[Task description] Include the line containing "42, bottom: 402" and all lines before it, repeated exactly from the listing below, without pictures.

[Given material]
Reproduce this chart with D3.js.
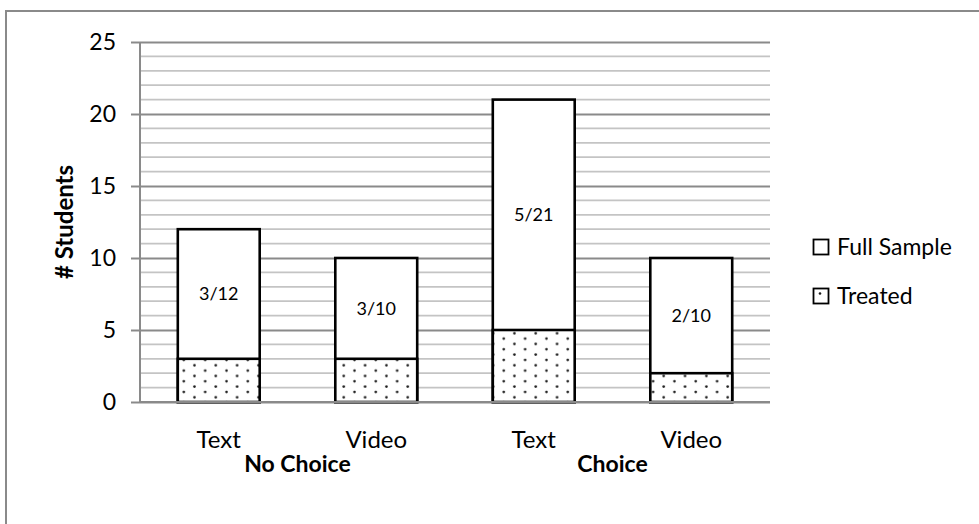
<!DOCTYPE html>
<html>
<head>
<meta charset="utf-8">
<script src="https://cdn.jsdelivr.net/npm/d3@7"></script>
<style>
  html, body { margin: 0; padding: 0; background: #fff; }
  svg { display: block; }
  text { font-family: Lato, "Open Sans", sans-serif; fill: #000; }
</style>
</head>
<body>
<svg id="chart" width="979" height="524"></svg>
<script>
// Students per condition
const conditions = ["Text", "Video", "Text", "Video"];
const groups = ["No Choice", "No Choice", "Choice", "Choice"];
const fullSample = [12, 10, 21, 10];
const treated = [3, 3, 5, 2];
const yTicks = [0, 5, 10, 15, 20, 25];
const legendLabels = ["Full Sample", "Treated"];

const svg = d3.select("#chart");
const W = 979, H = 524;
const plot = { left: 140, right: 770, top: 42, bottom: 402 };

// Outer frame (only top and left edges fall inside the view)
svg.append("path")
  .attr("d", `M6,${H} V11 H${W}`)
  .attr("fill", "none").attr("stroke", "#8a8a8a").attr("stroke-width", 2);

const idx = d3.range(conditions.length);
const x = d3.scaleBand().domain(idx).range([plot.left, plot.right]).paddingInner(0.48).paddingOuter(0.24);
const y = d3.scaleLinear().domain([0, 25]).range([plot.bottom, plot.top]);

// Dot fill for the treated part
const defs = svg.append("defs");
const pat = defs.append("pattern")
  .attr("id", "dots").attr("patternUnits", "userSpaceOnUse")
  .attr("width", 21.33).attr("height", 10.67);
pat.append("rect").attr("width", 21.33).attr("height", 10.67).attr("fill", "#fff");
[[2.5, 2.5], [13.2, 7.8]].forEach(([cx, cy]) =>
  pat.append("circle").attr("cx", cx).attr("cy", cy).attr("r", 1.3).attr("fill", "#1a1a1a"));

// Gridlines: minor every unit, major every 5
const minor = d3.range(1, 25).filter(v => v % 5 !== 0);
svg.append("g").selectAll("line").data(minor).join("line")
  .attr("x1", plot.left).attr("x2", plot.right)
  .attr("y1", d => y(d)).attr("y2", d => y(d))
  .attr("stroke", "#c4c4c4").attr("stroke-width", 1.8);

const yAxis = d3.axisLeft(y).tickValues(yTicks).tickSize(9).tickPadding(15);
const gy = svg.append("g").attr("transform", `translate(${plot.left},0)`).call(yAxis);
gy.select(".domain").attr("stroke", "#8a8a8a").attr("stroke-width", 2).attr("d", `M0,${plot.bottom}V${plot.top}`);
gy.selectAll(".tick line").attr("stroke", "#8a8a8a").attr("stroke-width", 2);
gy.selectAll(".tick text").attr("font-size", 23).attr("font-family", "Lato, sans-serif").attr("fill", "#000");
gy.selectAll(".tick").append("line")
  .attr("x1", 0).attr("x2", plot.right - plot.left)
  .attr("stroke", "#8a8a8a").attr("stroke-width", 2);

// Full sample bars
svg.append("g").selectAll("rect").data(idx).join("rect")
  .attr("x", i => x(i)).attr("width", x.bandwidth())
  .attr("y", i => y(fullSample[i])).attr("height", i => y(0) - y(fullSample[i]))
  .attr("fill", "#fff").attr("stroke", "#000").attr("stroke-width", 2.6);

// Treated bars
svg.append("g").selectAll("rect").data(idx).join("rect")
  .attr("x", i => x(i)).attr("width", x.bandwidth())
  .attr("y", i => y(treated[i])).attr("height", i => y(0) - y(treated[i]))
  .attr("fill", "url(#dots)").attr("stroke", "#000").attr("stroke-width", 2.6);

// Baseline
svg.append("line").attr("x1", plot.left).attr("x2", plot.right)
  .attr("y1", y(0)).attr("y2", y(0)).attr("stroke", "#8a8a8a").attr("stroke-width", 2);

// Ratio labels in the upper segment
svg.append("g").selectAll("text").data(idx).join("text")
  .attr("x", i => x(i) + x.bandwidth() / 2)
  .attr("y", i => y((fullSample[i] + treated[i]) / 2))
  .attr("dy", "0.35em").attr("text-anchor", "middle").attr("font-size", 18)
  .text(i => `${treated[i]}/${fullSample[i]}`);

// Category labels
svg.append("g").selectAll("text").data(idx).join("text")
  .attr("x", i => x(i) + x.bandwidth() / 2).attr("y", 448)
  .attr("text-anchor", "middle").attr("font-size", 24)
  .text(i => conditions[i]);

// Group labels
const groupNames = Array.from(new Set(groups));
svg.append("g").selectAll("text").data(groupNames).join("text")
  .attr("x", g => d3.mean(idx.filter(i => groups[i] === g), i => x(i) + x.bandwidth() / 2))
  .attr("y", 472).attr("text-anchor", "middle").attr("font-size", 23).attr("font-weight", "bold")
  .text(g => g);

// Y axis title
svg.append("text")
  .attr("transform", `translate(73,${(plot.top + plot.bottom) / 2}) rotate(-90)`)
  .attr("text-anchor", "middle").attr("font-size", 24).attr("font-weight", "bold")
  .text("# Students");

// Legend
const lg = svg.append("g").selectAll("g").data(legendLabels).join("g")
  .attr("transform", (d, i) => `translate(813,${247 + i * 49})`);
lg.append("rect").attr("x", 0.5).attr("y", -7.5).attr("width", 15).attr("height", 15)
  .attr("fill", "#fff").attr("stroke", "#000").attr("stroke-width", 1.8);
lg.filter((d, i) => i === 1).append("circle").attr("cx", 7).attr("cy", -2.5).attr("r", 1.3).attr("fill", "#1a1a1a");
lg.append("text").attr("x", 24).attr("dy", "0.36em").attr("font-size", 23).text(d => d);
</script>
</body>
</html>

[Final result]
Reproduce this chart with D3.js.
<!DOCTYPE html>
<html>
<head>
<meta charset="utf-8">
<script src="https://cdn.jsdelivr.net/npm/d3@7"></script>
<style>
  html, body { margin: 0; padding: 0; background: #fff; }
  svg { display: block; }
  text { font-family: Lato, "Open Sans", sans-serif; fill: #000; }
</style>
</head>
<body>
<svg id="chart" width="979" height="524"></svg>
<script>
// Students per condition
const conditions = ["Text", "Video", "Text", "Video"];
const groups = ["No Choice", "No Choice", "Choice", "Choice"];
const fullSample = [12, 10, 21, 10];
const treated = [3, 3, 5, 2];
const yTicks = [0, 5, 10, 15, 20, 25];
const legendLabels = ["Full Sample", "Treated"];

const svg = d3.select("#chart");
const W = 979, H = 524;
const plot = { left: 140, right: 770, top: 42, bottom: 402 };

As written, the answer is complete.